A mirrored sensor that looks like a 1970s disco ball on the back of the Army helicopter picks up the threat and sends cascading flares as aerial decoys for heat-seeking missiles.

Crisscrossing the skies of Baghdad
“The system has a mind of its own,” said Chief Warrant Officer Ruben Rivera, 31, of San Juan, Puerto Rico, the pilot. “Sometimes the flares surprise me, too. They go off all the time around here.”

The Black Hawks are regular visitors here, crisscrossing the Baghdad skyline dozens of times a day in a military shuttle service known as the “Marne Express.”

The name comes from the Fort Stewart-based 3rd Infantry Division, whose longtime nickname is “Rock of the Marne” (from a heroic stand it made during World War I). The division sends a pair of Black Hawks three times daily to about a dozen military installations around the city.

The Marne Express has become the main mode of travel for soldiers in the Georgia Army National Guard’s 48th Brigade Combat Team as they hopscotch from base to base.

The stench of poverty
Helicopters are preferred because they keep soldiers away from deadly roadside bombs that have become the weapon of choice for the insurgents.

No missiles arose from the sprawling slums this day, just the stench of poverty.

During a two-hour circuit around Baghdad this week, the view from the helicopter quickly changed.

The urban cityscapes gave way to lush palm groves and the blue Tigris River. From there, the fortress-like Green Zone appeared below before it was left behind for squalid slums and the arid wasteland south of the city where American bases are encircled by concrete barriers, dirt berms and miles of razor wire.

The helicopters are armed with machine guns and travel in pairs. They rarely fly more than 10 minutes between takeoffs and landings.

Mixing it up in the air
Each is equipped with a satellite Global Positioning System. But Rivera, a compact, self-confident flier in the midst of his second yearlong combat tour in Iraq, knows the area by heart and prefers to navigate by looking out the window.

He varies his route and schedule each day to make himself a less inviting or predictable target.

He also flies low and fast for the same reason, sometimes climbing to clear buildings and power lines.

The 11-passenger Blackhawks still come back with bullet holes, though. Fancy flares are powerless against plain, old-fashioned bullets — and the helicopters seem to attract more than their fair share. But, so far, all of the Marne Express flights have come home from their missions safely.

On this relatively clear morning, air traffic controllers informed Rivera and his crew that a portion of Baghdad’s airspace was off limits due to “multiple explosions.” Several suicide bombers blew up themselves and their cars, killing more than 40 people.

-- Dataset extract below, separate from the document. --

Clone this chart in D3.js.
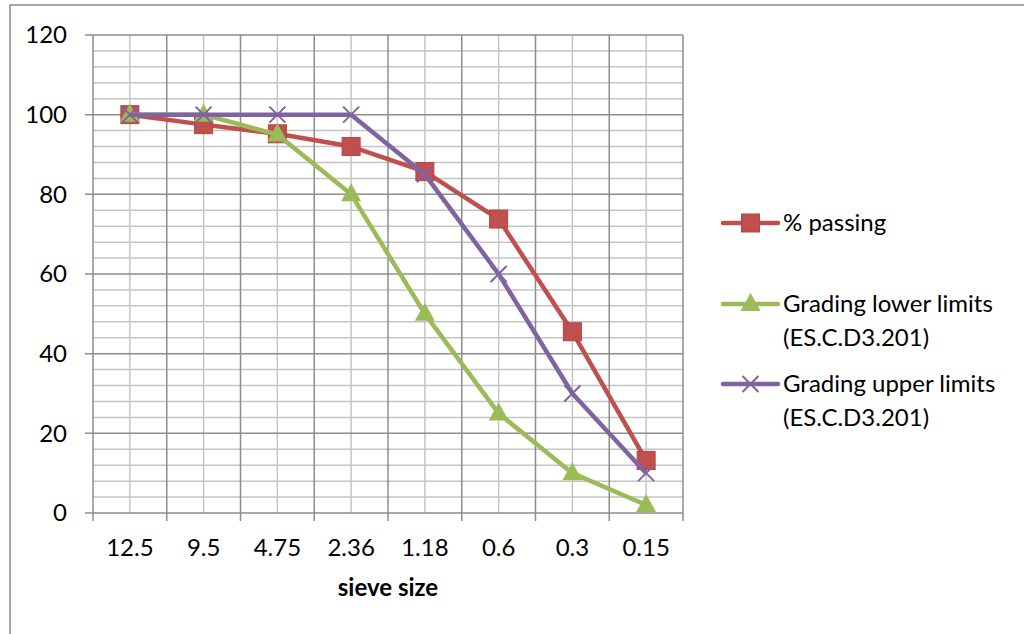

Another dull day at the office
Apache attack helicopters were prowling the area around the attacks. Black smoke was on the horizon.

Listening to the conversation between Rivera and his co-pilot, Chief Warrant Officer Brian Hegenbart, as they skimmed the hostile terrain, it sounded like a couple of guys enduring another dull day at the office, not two men risking their lives.

They banked hard over the Baghdad International Airport, passed by a huge minaret they call the Space Needle and dropped like an anvil into the Green Zone at a tiny, walled heliport with barely enough room for both Black Hawks and their spinning rotor blades.

Rivera’s helicopter shuddered as it hovered a few feet above the ground, then plunked down and rolled to a quick stop.

Three passengers scurried out and two more climbed in.

“Only six point six hours to go,” said Hegenbart, 30, a career soldier from Sacramento, Calif.

Rivera nodded in agreement.

“Do you want to fly the next leg or should I?” Rivera asked. “On a day like this, I could fly all day.”